Directing ML-powered Operational Insights from Amazon DevOps Guru to your Datadog event stream
July 14, 2023Amazon DevOps Guru is a fully managed AIOps service that uses machine learning (ML) to quickly identify when applications are behaving outside of their normal operating patterns and generates insights from its findings. These insights generated by DevOps Guru can be used to alert on-call teams to react to anomalies for business mission critical workloads. If you are already utilizing Datadog to automate infrastructure monitoring, application performance monitoring, and log management for real-time observability of your entire technology stack, then this blog is for you.
You might already be using Datadog for a consolidated view of your Datadog Events interface to search, analyze and filter events from many different sources in one place. Datadog Events are records of notable changes relevant for managing and troubleshooting IT Operations, such as code, deployments, service health, configuration changes and monitoring alerts.
Wherever DevOps Guru detects operational events in your AWS environment that could lead to outages, it generates insights and recommendations. These insights/recommendations are then pushed to a user specific Datadog endpoint using Datadog events API. You can then create dashboards, incidents, alarms or take corrective automated actions based on these insights and recommendations in Datadog.
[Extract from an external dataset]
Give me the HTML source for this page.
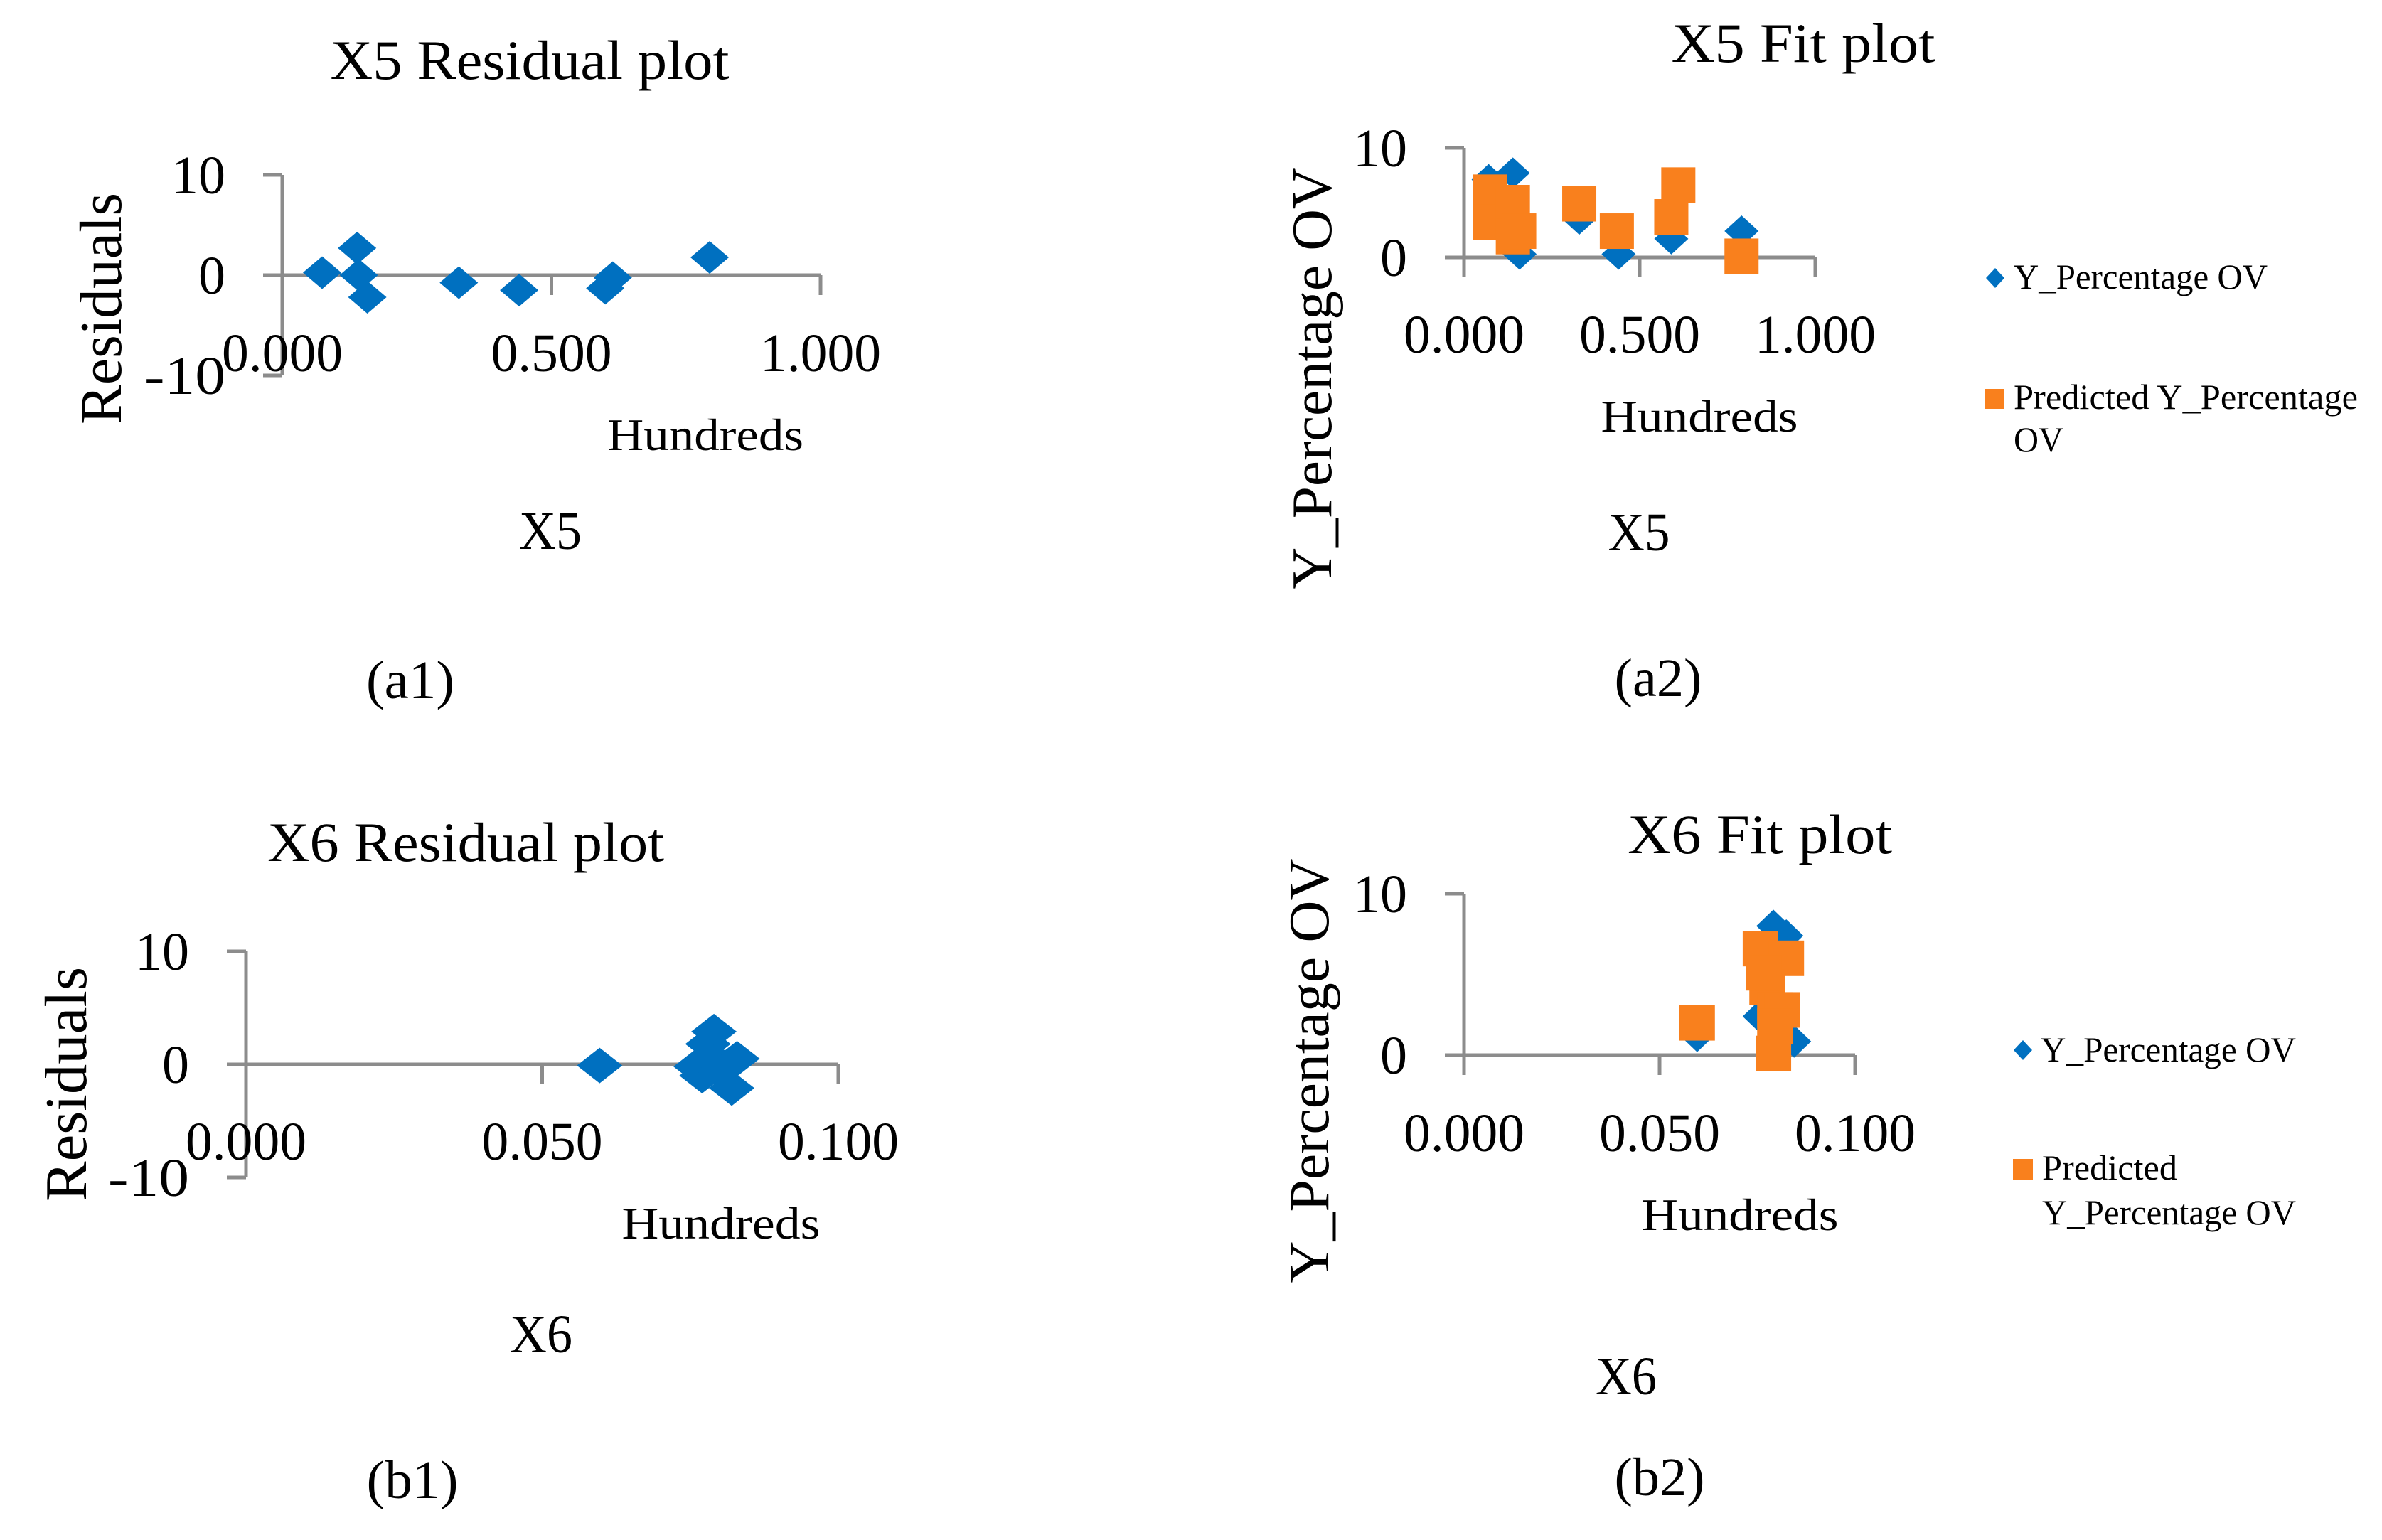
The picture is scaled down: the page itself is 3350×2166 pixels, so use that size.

Datadog collects and unifies all of the data streaming from these complex environments, with a 1-click integration for pulling in metrics and tags from over 90 AWS services. Companies can deploy the Datadog Agent directly on their hosts and compute instances to collect metrics with greater granularity—down to one-second resolution. And with Datadog’s out-of-the-box integration dashboards, companies get not only a high-level view into the health of their infrastructure and applications but also deeper visibility into individual services such as AWS Lambda and Amazon EKS.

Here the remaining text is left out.